A estatal foi pensada sob dois eixos: "Como uma comunicação pública submetida a um conselho curador formado por representantes da sociedade, e como uma prestadora de serviços de comunicação estatal para o governo", explica Lincoln Macário, diretor da ABCPública.

A proposta era de que a EBC tivesse um orçamento próprio, vindo do Fundo de Fiscalização de Telecomunicações (Fistel), recebendo uma verba complementar do governo ao atuar como uma espécie de produtora de comunicação estatal. Mas a verba própria foi inviabilizada, pois as operadoras de telecomunicações se opõem à taxa, o que relegou a EBC à dependência financeira do governo.

A interferência do Poder Executivo fez com que, logo no início, a emissora fosse chamada de "TV Lula". Nos anos seguintes, o governismo se intensificou. Uma medida provisória de 2016, do governo Temer, extinguiu o conselho curador que tinha participação da sociedade civil e fiscalizava a programação das emissoras da EBC e a linha editorial.

Em 2018, antes das eleições, Bolsonaro chegou a sinalizar a privatização da EBC. Mas isso não se concretizou.
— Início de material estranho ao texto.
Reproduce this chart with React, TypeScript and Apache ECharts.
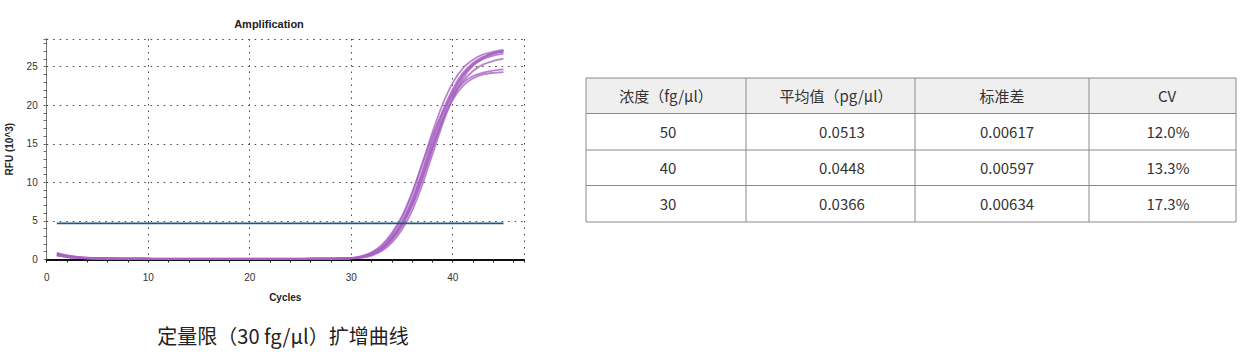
import React, { useEffect, useRef } from "react";
import * as echarts from "echarts";

// ---- data ----
const cycles = Array.from({ length: 45 }, (_, i) => i + 1);

// baseline drift, cycles 1-30
const baseA = [0.65, 0.4, 0.24, 0.16, 0.12, 0.1, 0.09, 0.08, 0.07, 0.07, 0.06, 0.06, 0.05, 0.05, 0.05, 0.04, 0.04, 0.04, 0.04, 0.04, 0.05, 0.05, 0.05, 0.06, 0.06, 0.07, 0.08, 0.09, 0.11, 0.14];
const baseB = [0.5, 0.3, 0.18, 0.11, 0.08, 0.06, 0.05, 0.04, 0.03, 0.03, 0.02, 0.02, 0.02, 0.01, 0.01, 0.01, 0.01, 0.01, 0.01, 0.02, 0.02, 0.02, 0.03, 0.03, 0.04, 0.04, 0.05, 0.06, 0.08, 0.11];
const baseC = [0.8, 0.5, 0.3, 0.2, 0.16, 0.14, 0.13, 0.12, 0.11, 0.1, 0.1, 0.09, 0.09, 0.08, 0.08, 0.08, 0.07, 0.07, 0.07, 0.07, 0.08, 0.08, 0.08, 0.09, 0.09, 0.1, 0.11, 0.12, 0.14, 0.17];

// amplification, cycles 31-45
const rise1 = [0.35, 0.8, 1.7, 3.2, 5.4, 8.5, 12.4, 16.5, 20.1, 22.9, 24.8, 25.9, 26.6, 26.95, 27.2];
const rise2 = [0.3, 0.7, 1.5, 2.9, 4.9, 7.8, 11.5, 15.6, 19.2, 22.1, 24.2, 25.5, 26.25, 26.7, 26.95];
const rise3 = [0.29, 0.67, 1.4, 2.7, 4.7, 7.5, 11.1, 15.1, 18.8, 21.8, 23.9, 25.2, 26.0, 26.45, 26.7];
const rise4 = [0.25, 0.58, 1.25, 2.45, 4.3, 6.95, 10.45, 14.45, 18.3, 21.5, 23.85, 25.35, 26.25, 26.8, 27.1];
const rise5 = [0.27, 0.62, 1.34, 2.6, 4.5, 7.0, 10.4, 14.3, 17.9, 20.9, 23.1, 24.45, 25.3, 25.75, 26.05];
const rise6 = [0.4, 0.9, 1.85, 3.4, 5.6, 8.7, 12.4, 16.0, 19.1, 21.4, 22.9, 23.8, 24.25, 24.5, 24.65];
const rise7 = [0.3, 0.7, 1.45, 2.75, 4.7, 7.4, 10.9, 14.6, 18.0, 20.7, 22.5, 23.5, 24.0, 24.2, 24.3];
const rise8 = [0.2, 0.49, 1.07, 2.15, 3.86, 6.33, 9.67, 13.63, 17.58, 20.94, 23.47, 25.13, 26.11, 26.7, 27.0];

const curves = [
  [baseA, rise1],
  [baseB, rise2],
  [baseC, rise3],
  [baseA, rise4],
  [baseB, rise5],
  [baseC, rise6],
  [baseA, rise7],
  [baseB, rise8],
];

const thresholdValue = 4.67;
const thresholdCycles = [1, 45];

const xTicks = [0, 10, 20, 30, 40];
const yTicks = [0, 5, 10, 15, 20, 25];

const tableHeader = ["浓度（fg/μl）", "平均值（pg/μl）", "标准差", "CV"];
const concentrations = ["50", "40", "30"];
const means = ["0.0513", "0.0448", "0.0366"];
const stdDevs = ["0.00617", "0.00597", "0.00634"];
const cvs = ["12.0%", "13.3%", "17.3%"];

const chartTitle = "Amplification";
const yName = "RFU (10^3)";
const xName = "Cycles";
const caption = "定量限（30 fg/μl）扩增曲线";

// ---- layout ----
const colX = [586, 746, 915, 1089, 1236];
const rowY = [78, 113.5, 150, 185.5, 222];
const headerCx = [666, 836, 1002, 1167];
const cellCx = [668, 842, 1007, 1168];

export default function App() {
  const ref = useRef<HTMLDivElement>(null);

  useEffect(() => {
    if (!ref.current) return;
    const chart = echarts.init(ref.current, null, { renderer: "svg" });

    const purple = "rgba(168, 98, 194, 0.8)";
    const series: any[] = curves.map(([base, rise], k) => ({
      type: "line",
      name: "curve" + (k + 1),
      xAxisIndex: 0,
      yAxisIndex: 0,
      showSymbol: false,
      symbol: "none",
      smooth: 0.3,
      clip: false,
      lineStyle: { color: purple, width: 1.8 },
      data: cycles.map((c, i) => [c, i < base.length ? base[i] : rise[i - base.length]]),
      z: 3,
    }));
    series.push({
      type: "line",
      name: "threshold",
      xAxisIndex: 0,
      yAxisIndex: 0,
      showSymbol: false,
      symbol: "none",
      lineStyle: { color: "#1d5a88", width: 1.6 },
      data: thresholdCycles.map((c) => [c, thresholdValue]),
      z: 4,
    });

    const font = "Liberation Sans, Arial, sans-serif";
    const dotted = { color: "#444", width: 1, type: [1.5, 5] as any };

    const graphics: any[] = [];
    graphics.push({
      type: "rect",
      shape: { x: colX[0], y: rowY[0], width: colX[4] - colX[0], height: rowY[1] - rowY[0] },
      style: { fill: "#efefef" },
      silent: true,
    });
    rowY.forEach((y) =>
      graphics.push({
        type: "line",
        shape: { x1: colX[0], y1: y, x2: colX[4], y2: y },
        style: { stroke: "#8a8a8a", lineWidth: 1 },
        silent: true,
      })
    );
    colX.forEach((x) =>
      graphics.push({
        type: "line",
        shape: { x1: x, y1: rowY[0], x2: x, y2: rowY[4] },
        style: { stroke: "#8a8a8a", lineWidth: 1 },
        silent: true,
      })
    );
    const cellFont = '15px "Noto Sans CJK SC", "Noto Sans", sans-serif';
    tableHeader.forEach((t, j) =>
      graphics.push({
        type: "text",
        x: headerCx[j],
        y: (rowY[0] + rowY[1]) / 2,
        style: { text: t, font: cellFont, fill: "#333", align: "center", verticalAlign: "middle" },
        silent: true,
      })
    );
    const cols = [concentrations, means, stdDevs, cvs];
    cols.forEach((col, j) =>
      col.forEach((t, r) =>
        graphics.push({
          type: "text",
          x: cellCx[j],
          y: (rowY[r + 1] + rowY[r + 2]) / 2,
          style: { text: t, font: cellFont, fill: "#333", align: "center", verticalAlign: "middle" },
          silent: true,
        })
      )
    );
    graphics.push({
      type: "text",
      x: 269,
      y: 24,
      style: { text: chartTitle, font: "bold 11px " + font, fill: "#222", align: "center", verticalAlign: "middle" },
      silent: true,
    });
    graphics.push({
      type: "text",
      x: 283,
      y: 335,
      style: { text: caption, font: '20px "Noto Sans CJK SC", sans-serif', fill: "#222", align: "center", verticalAlign: "middle" },
      silent: true,
    });

    chart.setOption({
      animation: false,
      backgroundColor: "#ffffff",
      grid: { left: 46.7, right: 1256 - 523.8, top: 39, bottom: 361 - 259.3, containLabel: false },
      xAxis: [
        {
          type: "value",
          position: "bottom",
          offset: 4,
          min: 0,
          max: 47,
          interval: 10,
          axisLine: { show: true, lineStyle: { color: "#111", width: 2 } },
          axisTick: { show: false },
          axisLabel: {
            color: "#333",
            fontSize: 10,
            fontFamily: font,
            margin: 9,
            showMaxLabel: false,
            formatter: (v: number) => (xTicks.includes(v) ? String(v) : ""),
          },
          splitLine: { show: true, lineStyle: dotted },
          name: xName,
          nameLocation: "middle",
          nameGap: 29,
          nameTextStyle: { fontWeight: "bold", fontSize: 10, fontFamily: font, color: "#222" },
        },
        {
          type: "value",
          position: "bottom",
          offset: 4,
          min: 0,
          max: 47,
          interval: 2,
          axisLine: { show: false },
          axisTick: { show: true, length: 3, lineStyle: { color: "#111", width: 1 } },
          axisLabel: { show: false },
          splitLine: { show: false },
        },
        {
          type: "value",
          position: "top",
          min: 0,
          max: 47,
          interval: 2,
          axisLine: { show: true, lineStyle: { color: "#111", width: 1.5 } },
          axisTick: { show: true, inside: true, length: 3, lineStyle: { color: "#111", width: 1 } },
          axisLabel: { show: false },
          splitLine: { show: false },
        },
      ],
      yAxis: [
        {
          type: "value",
          position: "left",
          min: 0,
          max: 28.6,
          interval: 5,
          axisLine: { show: true, lineStyle: { color: "#222", width: 1 } },
          axisTick: { show: false },
          axisLabel: {
            color: "#333",
            fontSize: 10,
            fontFamily: font,
            margin: 9,
            showMaxLabel: false,
            formatter: (v: number) => (yTicks.includes(v) ? String(v) : ""),
          },
          splitLine: { show: true, lineStyle: dotted },
          name: yName,
          nameLocation: "middle",
          nameGap: 32,
          nameRotate: 90,
          nameTextStyle: { fontWeight: "bold", fontSize: 10, fontFamily: font, color: "#222" },
        },
        {
          type: "value",
          position: "left",
          min: 0,
          max: 28.6,
          interval: 1,
          axisLine: { show: false },
          axisTick: { show: true, length: 3, lineStyle: { color: "#222", width: 1 } },
          axisLabel: { show: false },
          splitLine: { show: false },
        },
        {
          type: "value",
          position: "right",
          min: 0,
          max: 28.6,
          interval: 1,
          axisLine: { show: true, lineStyle: { color: "#777", width: 1 } },
          axisTick: { show: true, inside: true, length: 2.5, lineStyle: { color: "#777", width: 1 } },
          axisLabel: { show: false },
          splitLine: { show: false },
        },
      ],
      graphic: { elements: graphics },
      series,
    });

    return () => chart.dispose();
  }, []);

  return (
    <div
      ref={ref}
      style={{ position: "absolute", left: 0, top: 0, width: 1256, height: 361, background: "#fff" }}
    />
  );
}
Sob a alçada do atual presidente, em 2019, a programação da TV Brasil, canal da EBC, foi unificada com a da TV NBR, de atuação estatal, e as duas passaram a operar num único canal.

Na prática, isso criou uma influência ainda maior do Executivo. "Sentimos interferências no conteúdo, no jornalismo, nas coberturas desde 2016. E, desde 2019, desde essa unificação, isso piorou muito", destaca Akemi Nitahara, jornalista da EBC e integrante da Comissão de Empregados da EBC.

Informações falsas 

O dossiê coordenado pela comissão de empregados da EBC registra a transmissão de 274 eventos do governo de agosto de 2021 a julho de 2022, ocupando a grade da TV pública.

O TSE determinou em agosto que a emissora retirasse do ar  encontro em que Bolsonaro propagou informações falsas sobre urnas eletrônicas, evidenciando o tom político do que é apresentado.

"Hoje a estatal é apropriada pelo governo de forma a só tratar do que o governo quer", ressalta Macário.

E os investimentos seguem altos. Só neste ano, já foram cerca de R$ 350 milhões de despesas executadas do orçamento com a EBC, segundo o Portal Transparência.